• Supplied entries:
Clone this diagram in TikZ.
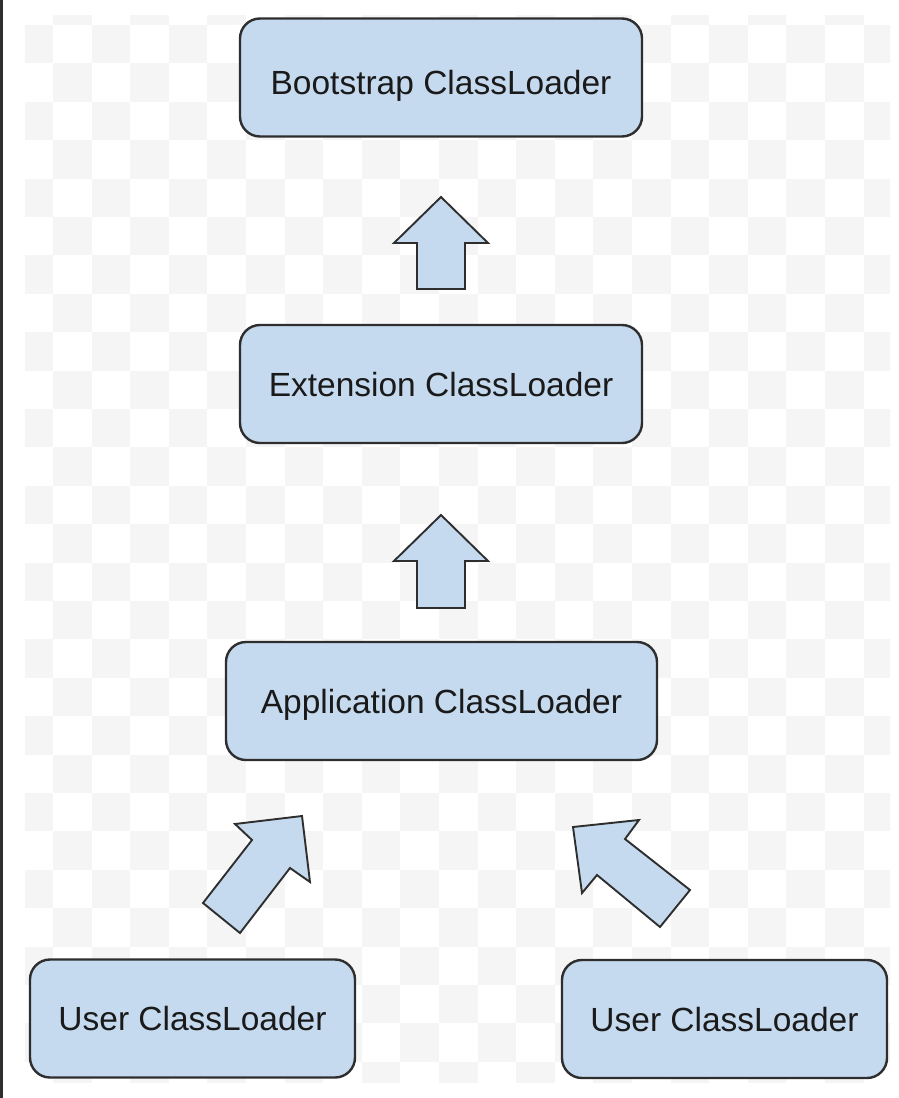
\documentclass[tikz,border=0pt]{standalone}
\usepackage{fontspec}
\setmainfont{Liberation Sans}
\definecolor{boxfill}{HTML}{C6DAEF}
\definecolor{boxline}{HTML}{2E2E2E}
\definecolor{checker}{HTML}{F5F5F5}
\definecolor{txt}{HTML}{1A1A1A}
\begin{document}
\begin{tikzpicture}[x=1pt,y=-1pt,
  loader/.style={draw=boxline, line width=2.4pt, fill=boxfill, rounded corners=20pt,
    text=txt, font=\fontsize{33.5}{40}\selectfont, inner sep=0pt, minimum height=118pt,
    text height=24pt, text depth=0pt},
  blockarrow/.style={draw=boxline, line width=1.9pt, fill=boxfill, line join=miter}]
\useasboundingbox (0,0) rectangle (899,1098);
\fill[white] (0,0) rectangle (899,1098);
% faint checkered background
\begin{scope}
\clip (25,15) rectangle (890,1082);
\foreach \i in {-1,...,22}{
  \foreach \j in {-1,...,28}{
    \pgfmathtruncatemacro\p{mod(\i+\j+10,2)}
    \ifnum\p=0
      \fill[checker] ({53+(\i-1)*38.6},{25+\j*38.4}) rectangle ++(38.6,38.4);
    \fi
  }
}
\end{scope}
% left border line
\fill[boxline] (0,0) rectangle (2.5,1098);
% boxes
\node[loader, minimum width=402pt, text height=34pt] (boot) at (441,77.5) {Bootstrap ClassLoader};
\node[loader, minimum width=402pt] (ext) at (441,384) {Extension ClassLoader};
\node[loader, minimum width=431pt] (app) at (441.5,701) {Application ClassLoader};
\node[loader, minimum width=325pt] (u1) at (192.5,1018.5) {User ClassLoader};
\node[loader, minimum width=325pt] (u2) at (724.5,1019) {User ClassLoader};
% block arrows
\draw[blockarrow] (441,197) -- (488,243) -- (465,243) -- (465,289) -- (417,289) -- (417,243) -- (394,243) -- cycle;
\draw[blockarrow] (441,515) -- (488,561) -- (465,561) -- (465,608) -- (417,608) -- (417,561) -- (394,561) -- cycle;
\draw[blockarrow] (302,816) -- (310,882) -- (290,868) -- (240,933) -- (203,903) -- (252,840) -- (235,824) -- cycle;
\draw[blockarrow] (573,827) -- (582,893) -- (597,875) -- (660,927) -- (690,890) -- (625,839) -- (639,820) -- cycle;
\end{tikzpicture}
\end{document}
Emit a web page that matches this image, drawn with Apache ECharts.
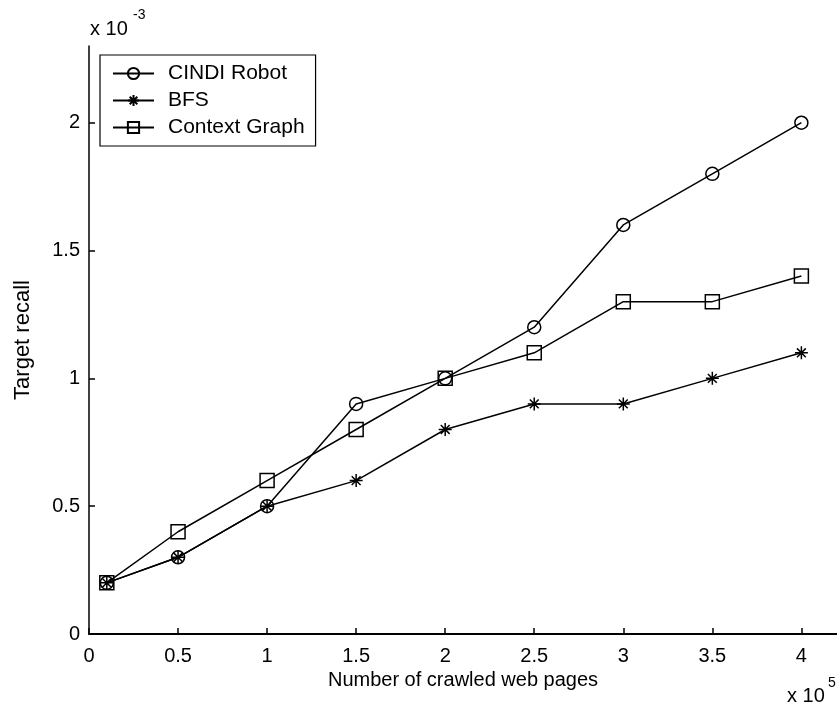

• Exercise directions: Retype the listing exactly. Pictures do not belong in the copy.

• Answer to the exercise:
Clone this diagram in TikZ.
\documentclass[tikz,border=0pt]{standalone}
\usepackage{fontspec}
\setmainfont{Liberation Sans}
\definecolor{boxfill}{HTML}{C6DAEF}
\definecolor{boxline}{HTML}{2E2E2E}
\definecolor{checker}{HTML}{F5F5F5}
\definecolor{txt}{HTML}{1A1A1A}
\begin{document}
\begin{tikzpicture}[x=1pt,y=-1pt,
  loader/.style={draw=boxline, line width=2.4pt, fill=boxfill, rounded corners=20pt,
    text=txt, font=\fontsize{33.5}{40}\selectfont, inner sep=0pt, minimum height=118pt,
    text height=24pt, text depth=0pt},
  blockarrow/.style={draw=boxline, line width=1.9pt, fill=boxfill, line join=miter}]
\useasboundingbox (0,0) rectangle (899,1098);
\fill[white] (0,0) rectangle (899,1098);
% faint checkered background
\begin{scope}
\clip (25,15) rectangle (890,1082);
\foreach \i in {-1,...,22}{
  \foreach \j in {-1,...,28}{
    \pgfmathtruncatemacro\p{mod(\i+\j+10,2)}
    \ifnum\p=0
      \fill[checker] ({53+(\i-1)*38.6},{25+\j*38.4}) rectangle ++(38.6,38.4);
    \fi
  }
}
\end{scope}
% left border line
\fill[boxline] (0,0) rectangle (2.5,1098);
% boxes
\node[loader, minimum width=402pt, text height=34pt] (boot) at (441,77.5) {Bootstrap ClassLoader};
\node[loader, minimum width=402pt] (ext) at (441,384) {Extension ClassLoader};
\node[loader, minimum width=431pt] (app) at (441.5,701) {Application ClassLoader};
\node[loader, minimum width=325pt] (u1) at (192.5,1018.5) {User ClassLoader};
\node[loader, minimum width=325pt] (u2) at (724.5,1019) {User ClassLoader};
% block arrows
\draw[blockarrow] (441,197) -- (488,243) -- (465,243) -- (465,289) -- (417,289) -- (417,243) -- (394,243) -- cycle;
\draw[blockarrow] (441,515) -- (488,561) -- (465,561) -- (465,608) -- (417,608) -- (417,561) -- (394,561) -- cycle;
\draw[blockarrow] (302,816) -- (310,882) -- (290,868) -- (240,933) -- (203,903) -- (252,840) -- (235,824) -- cycle;
\draw[blockarrow] (573,827) -- (582,893) -- (597,875) -- (660,927) -- (690,890) -- (625,839) -- (639,820) -- cycle;
\end{tikzpicture}
\end{document}
Emit a web page that matches this image, drawn with Apache ECharts.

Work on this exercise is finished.